Three reasons Brexit makes this the absolute worst time to implement Right to Buy 2
Published: by John Bibby
With the political turmoil of the last few weeks, the Housing and Planning Act might feel a bit like ancient history. It might be tempting to try to forget the Right to Buy 2 policy as all just a bad dream.
It wasn’t. So let’s start with a quick recap.
This is the policy to extend the Right to Buy to housing association tenants and pay for it by forcing councils to sell their ‘higher value’ homes when the current tenant moves out.
No one currently knows what will count as a ‘higher value’ council home, but we do know that councils will be invoiced up-front for the amount of money that the government thinks they should be able to raise from selling homes. And they’ll work out how much councils owe based on a formula that is still to be published.
At the moment we have no reason to believe that the referendum result and arrival of Theresa May as the new Prime Minister will automatically put the skids on Right to Buy 2.
But there are three big reasons why political and economic uncertainty that the leave vote has prompted makes this the absolute worst time to implement it – and why her new government should think twice.
Starting a mass sell-off when house prices are uncertain
As Pete said in his recent post, no one can predict what impact Brexit – and the political uncertainty that’s followed the Leave result – will have on house prices. But you’d be a brave person to say it won’t make a difference at all.
This is bad news for the forced council sales policy for two reasons.
In the first place, unstable house prices will make it incredibly difficult for officials to model how much every councils’ homes are worth – and those values could be subject to big changes. This could mean that councils are invoiced for amounts they couldn’t possibly pay and it could mean they’re forced to sell off more homes than intended or jeopardise their business plans.
Secondly, if there is a serious fall in house prices, it could mean that councils are forced to dispose of homes when their value has just fallen through the floor. Although we didn’t agree with the forced sale policy, you could understand the government’s desire to unlock some of the value in council assets when prices were high.
If prices drop, they’ll just be forcing councils to sell homes off at a cut rate.
Shrinking the social stock when the health of the economy is uncertain
As with the point above, no one can predict what the impact of the referendum result is going to be once we get out of the immediate aftermath.
However, it would be foolhardy to pretend that there isn’t a risk of an economic shock.
If that happens – if we have an uptick in repossessions, evictions and homelessness applications – we will need every single council home we have.
It’s true that the government has committed to replacing every home that’s sold under the scheme, but even putting aside the question of what tenure replacements will be built as, building replacement homes takes time. The government has learned as much with its existing replacement scheme.

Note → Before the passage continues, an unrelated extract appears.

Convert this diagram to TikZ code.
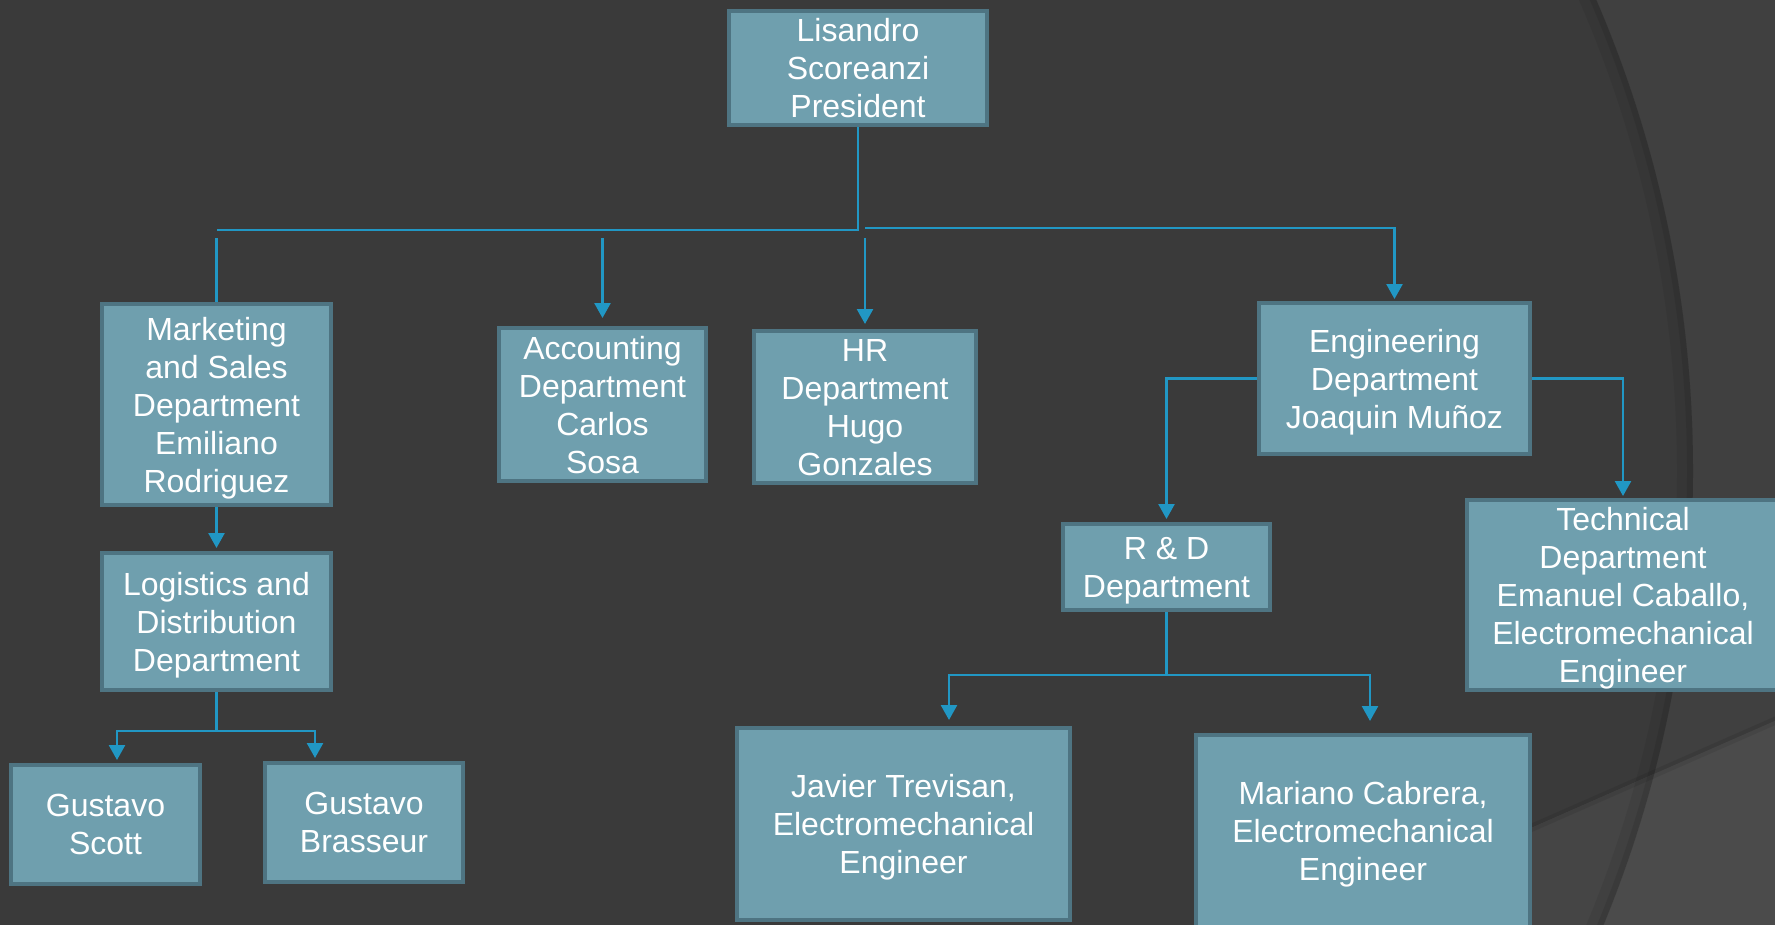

It can take up to three years, at least.
If we see a sudden pick-up in homelessness we won’t be able to wait three years for a new home to be built so we can house people.
Encouraging people to buy their housing association home during price/economic uncertainty
The final reason that this is the wrong time to implement Right to Buy 2 focusses on the people who are supposed to actually win from the policy: housing association tenants themselves.
This is because, in spite of the big discounts that they can receive, the experience of the original council Right to Buy showed that it is still possible for tenants who have exercised bought their rented home to get into payment difficulties.
In fact, it’s not only possible, they are the most at-risk group.
In 2012, research by the Financial Conduct Authority showed that around one in 22 Right to Buy mortgagors had their home repossessed or a possession order made against it, compared to just one in 77 across all borrower types.
Add the uncertain economic outlook on top of the latent risk to former social tenants and you have the potential for a frightening cocktail: of a wave of new mortgagors with bills that they might quickly not be able to afford.
We’ve been quite open about the fact that we think that Right to Buy 2 would be a bad policy at the best of times. But these are not the best of times.
The current uncertainty about the future of house prices and the economy could make it impractical to implement, could see us sell off public assets at bargain basement prices and whip away part of the housing safety net exactly when it’s needed.
Perhaps worst of all, it could give housing association tenants a massive incentive to become home owners at just the time the storm clouds gather.
The new government can and should scrap it.